Exactly retype the lines from the top of the data through the line containing "(C) circle [radius=194pt];", leaving out every picture.

***

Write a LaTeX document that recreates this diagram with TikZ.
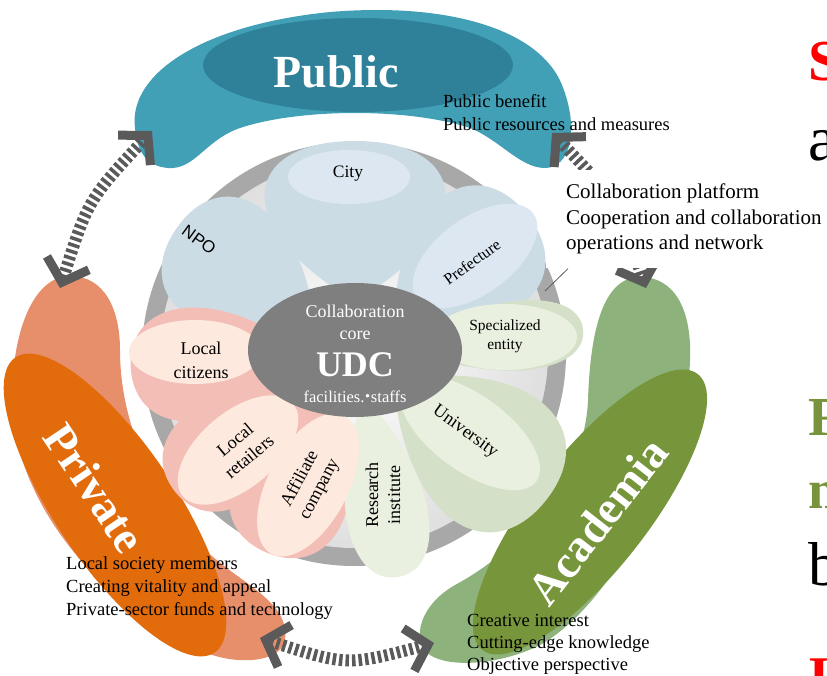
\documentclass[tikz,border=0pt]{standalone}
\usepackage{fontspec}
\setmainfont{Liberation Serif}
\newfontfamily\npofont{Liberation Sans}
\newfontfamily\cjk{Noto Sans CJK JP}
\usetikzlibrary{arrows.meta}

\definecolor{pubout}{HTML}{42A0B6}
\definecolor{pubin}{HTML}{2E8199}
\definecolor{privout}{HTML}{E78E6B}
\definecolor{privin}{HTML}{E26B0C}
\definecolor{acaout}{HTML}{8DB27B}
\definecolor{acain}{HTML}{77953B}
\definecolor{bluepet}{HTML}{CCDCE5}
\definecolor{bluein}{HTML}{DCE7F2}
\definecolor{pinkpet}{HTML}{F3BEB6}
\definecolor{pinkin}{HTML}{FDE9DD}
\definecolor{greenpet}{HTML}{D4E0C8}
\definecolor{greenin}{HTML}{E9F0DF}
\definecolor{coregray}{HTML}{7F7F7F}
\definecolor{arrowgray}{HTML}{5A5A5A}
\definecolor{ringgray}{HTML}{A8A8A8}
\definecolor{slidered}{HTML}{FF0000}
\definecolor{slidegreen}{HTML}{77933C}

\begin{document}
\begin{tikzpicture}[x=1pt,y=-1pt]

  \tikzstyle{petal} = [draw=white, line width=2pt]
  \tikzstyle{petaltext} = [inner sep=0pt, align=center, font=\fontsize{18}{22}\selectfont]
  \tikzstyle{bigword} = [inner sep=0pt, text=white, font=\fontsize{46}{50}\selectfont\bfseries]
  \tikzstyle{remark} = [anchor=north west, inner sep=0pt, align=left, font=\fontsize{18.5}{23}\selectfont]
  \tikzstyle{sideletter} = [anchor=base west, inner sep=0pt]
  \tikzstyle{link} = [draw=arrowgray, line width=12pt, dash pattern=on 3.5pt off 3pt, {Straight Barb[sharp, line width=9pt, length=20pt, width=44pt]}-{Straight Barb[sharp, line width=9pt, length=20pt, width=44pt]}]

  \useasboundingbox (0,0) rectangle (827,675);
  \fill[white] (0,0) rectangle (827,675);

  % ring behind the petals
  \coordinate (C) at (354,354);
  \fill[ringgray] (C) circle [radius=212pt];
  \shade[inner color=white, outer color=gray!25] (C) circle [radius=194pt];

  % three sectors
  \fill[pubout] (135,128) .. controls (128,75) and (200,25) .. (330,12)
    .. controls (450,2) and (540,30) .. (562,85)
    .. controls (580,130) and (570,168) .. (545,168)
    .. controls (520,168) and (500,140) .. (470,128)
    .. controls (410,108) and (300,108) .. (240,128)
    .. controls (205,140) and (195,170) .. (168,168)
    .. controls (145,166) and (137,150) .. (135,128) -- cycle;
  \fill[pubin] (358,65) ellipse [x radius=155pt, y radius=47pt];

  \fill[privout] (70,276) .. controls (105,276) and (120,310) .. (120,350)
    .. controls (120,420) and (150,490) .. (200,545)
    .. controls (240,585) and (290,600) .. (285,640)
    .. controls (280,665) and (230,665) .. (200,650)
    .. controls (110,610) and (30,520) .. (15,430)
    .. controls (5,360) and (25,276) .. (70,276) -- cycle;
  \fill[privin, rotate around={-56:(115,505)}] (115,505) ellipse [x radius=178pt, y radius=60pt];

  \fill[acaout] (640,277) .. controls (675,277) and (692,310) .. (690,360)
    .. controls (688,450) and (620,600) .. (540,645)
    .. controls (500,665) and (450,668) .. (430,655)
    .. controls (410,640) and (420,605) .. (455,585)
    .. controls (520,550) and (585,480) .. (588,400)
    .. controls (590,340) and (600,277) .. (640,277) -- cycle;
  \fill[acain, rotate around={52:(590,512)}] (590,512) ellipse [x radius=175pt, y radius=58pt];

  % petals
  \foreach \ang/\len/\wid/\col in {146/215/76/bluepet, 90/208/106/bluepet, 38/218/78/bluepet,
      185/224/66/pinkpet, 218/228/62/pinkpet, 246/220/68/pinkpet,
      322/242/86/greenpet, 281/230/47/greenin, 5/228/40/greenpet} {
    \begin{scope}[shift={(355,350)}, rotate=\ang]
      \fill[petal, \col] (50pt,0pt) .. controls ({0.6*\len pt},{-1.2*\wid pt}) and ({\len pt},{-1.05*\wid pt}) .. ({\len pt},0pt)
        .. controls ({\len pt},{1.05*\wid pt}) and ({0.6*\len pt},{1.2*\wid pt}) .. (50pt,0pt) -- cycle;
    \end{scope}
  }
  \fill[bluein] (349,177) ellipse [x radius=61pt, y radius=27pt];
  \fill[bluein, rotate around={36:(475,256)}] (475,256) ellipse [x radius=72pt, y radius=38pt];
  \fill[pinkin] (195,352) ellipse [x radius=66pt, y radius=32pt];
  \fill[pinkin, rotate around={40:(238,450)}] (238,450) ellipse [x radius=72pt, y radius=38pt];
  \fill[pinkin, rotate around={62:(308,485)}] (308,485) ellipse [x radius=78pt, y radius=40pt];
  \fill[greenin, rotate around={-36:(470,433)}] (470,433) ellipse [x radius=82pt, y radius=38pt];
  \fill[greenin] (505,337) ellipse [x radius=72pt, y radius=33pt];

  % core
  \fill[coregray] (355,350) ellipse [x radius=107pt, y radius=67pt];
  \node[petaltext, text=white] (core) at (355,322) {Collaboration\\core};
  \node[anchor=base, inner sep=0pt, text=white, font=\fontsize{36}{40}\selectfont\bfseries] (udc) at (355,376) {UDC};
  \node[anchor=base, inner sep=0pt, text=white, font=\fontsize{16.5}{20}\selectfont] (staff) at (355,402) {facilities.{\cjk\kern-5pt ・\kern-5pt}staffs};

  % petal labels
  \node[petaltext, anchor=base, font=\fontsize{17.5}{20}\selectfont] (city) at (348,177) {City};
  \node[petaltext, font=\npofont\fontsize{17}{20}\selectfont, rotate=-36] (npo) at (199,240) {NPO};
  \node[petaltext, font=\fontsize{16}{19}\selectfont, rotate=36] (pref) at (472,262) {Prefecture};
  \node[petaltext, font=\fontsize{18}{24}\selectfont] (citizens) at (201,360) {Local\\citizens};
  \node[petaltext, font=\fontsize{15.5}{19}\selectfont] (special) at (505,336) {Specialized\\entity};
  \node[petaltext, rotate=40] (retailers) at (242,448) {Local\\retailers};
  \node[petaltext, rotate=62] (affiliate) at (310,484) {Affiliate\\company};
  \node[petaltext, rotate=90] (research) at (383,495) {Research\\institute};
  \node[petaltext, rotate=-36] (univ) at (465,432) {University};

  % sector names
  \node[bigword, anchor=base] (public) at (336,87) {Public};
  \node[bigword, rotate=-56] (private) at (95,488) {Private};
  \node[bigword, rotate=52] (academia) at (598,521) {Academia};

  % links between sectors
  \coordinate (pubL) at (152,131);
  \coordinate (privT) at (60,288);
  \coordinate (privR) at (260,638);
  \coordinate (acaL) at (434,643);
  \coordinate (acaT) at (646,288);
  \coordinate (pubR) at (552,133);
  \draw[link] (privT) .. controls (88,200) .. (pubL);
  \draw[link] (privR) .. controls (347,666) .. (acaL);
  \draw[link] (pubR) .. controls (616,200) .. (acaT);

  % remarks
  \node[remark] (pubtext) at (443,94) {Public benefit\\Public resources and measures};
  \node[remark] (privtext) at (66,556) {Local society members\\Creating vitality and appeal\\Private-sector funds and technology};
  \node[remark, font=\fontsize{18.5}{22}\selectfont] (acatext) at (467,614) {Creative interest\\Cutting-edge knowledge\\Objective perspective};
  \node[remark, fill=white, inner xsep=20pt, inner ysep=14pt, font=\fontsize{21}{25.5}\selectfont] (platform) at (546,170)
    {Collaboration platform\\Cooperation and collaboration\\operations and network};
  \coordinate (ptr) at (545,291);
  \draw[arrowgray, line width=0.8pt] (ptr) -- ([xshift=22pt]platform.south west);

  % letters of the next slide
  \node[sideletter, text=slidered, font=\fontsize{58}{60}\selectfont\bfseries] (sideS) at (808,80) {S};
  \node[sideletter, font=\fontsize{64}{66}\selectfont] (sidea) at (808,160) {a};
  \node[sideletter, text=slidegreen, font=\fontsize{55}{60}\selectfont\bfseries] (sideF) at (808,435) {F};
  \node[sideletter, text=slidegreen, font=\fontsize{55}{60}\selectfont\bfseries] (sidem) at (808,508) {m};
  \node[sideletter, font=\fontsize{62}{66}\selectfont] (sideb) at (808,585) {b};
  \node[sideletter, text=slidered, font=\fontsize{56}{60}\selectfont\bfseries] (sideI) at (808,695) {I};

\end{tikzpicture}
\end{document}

***

▶ _Full solution_
Write a LaTeX document that recreates this diagram with TikZ.
\documentclass[tikz,border=0pt]{standalone}
\usepackage{fontspec}
\setmainfont{Liberation Serif}
\newfontfamily\npofont{Liberation Sans}
\newfontfamily\cjk{Noto Sans CJK JP}
\usetikzlibrary{arrows.meta}

\definecolor{pubout}{HTML}{42A0B6}
\definecolor{pubin}{HTML}{2E8199}
\definecolor{privout}{HTML}{E78E6B}
\definecolor{privin}{HTML}{E26B0C}
\definecolor{acaout}{HTML}{8DB27B}
\definecolor{acain}{HTML}{77953B}
\definecolor{bluepet}{HTML}{CCDCE5}
\definecolor{bluein}{HTML}{DCE7F2}
\definecolor{pinkpet}{HTML}{F3BEB6}
\definecolor{pinkin}{HTML}{FDE9DD}
\definecolor{greenpet}{HTML}{D4E0C8}
\definecolor{greenin}{HTML}{E9F0DF}
\definecolor{coregray}{HTML}{7F7F7F}
\definecolor{arrowgray}{HTML}{5A5A5A}
\definecolor{ringgray}{HTML}{A8A8A8}
\definecolor{slidered}{HTML}{FF0000}
\definecolor{slidegreen}{HTML}{77933C}

\begin{document}
\begin{tikzpicture}[x=1pt,y=-1pt]

  \tikzstyle{petal} = [draw=white, line width=2pt]
  \tikzstyle{petaltext} = [inner sep=0pt, align=center, font=\fontsize{18}{22}\selectfont]
  \tikzstyle{bigword} = [inner sep=0pt, text=white, font=\fontsize{46}{50}\selectfont\bfseries]
  \tikzstyle{remark} = [anchor=north west, inner sep=0pt, align=left, font=\fontsize{18.5}{23}\selectfont]
  \tikzstyle{sideletter} = [anchor=base west, inner sep=0pt]
  \tikzstyle{link} = [draw=arrowgray, line width=12pt, dash pattern=on 3.5pt off 3pt, {Straight Barb[sharp, line width=9pt, length=20pt, width=44pt]}-{Straight Barb[sharp, line width=9pt, length=20pt, width=44pt]}]

  \useasboundingbox (0,0) rectangle (827,675);
  \fill[white] (0,0) rectangle (827,675);

  % ring behind the petals
  \coordinate (C) at (354,354);
  \fill[ringgray] (C) circle [radius=212pt];
  \shade[inner color=white, outer color=gray!25] (C) circle [radius=194pt];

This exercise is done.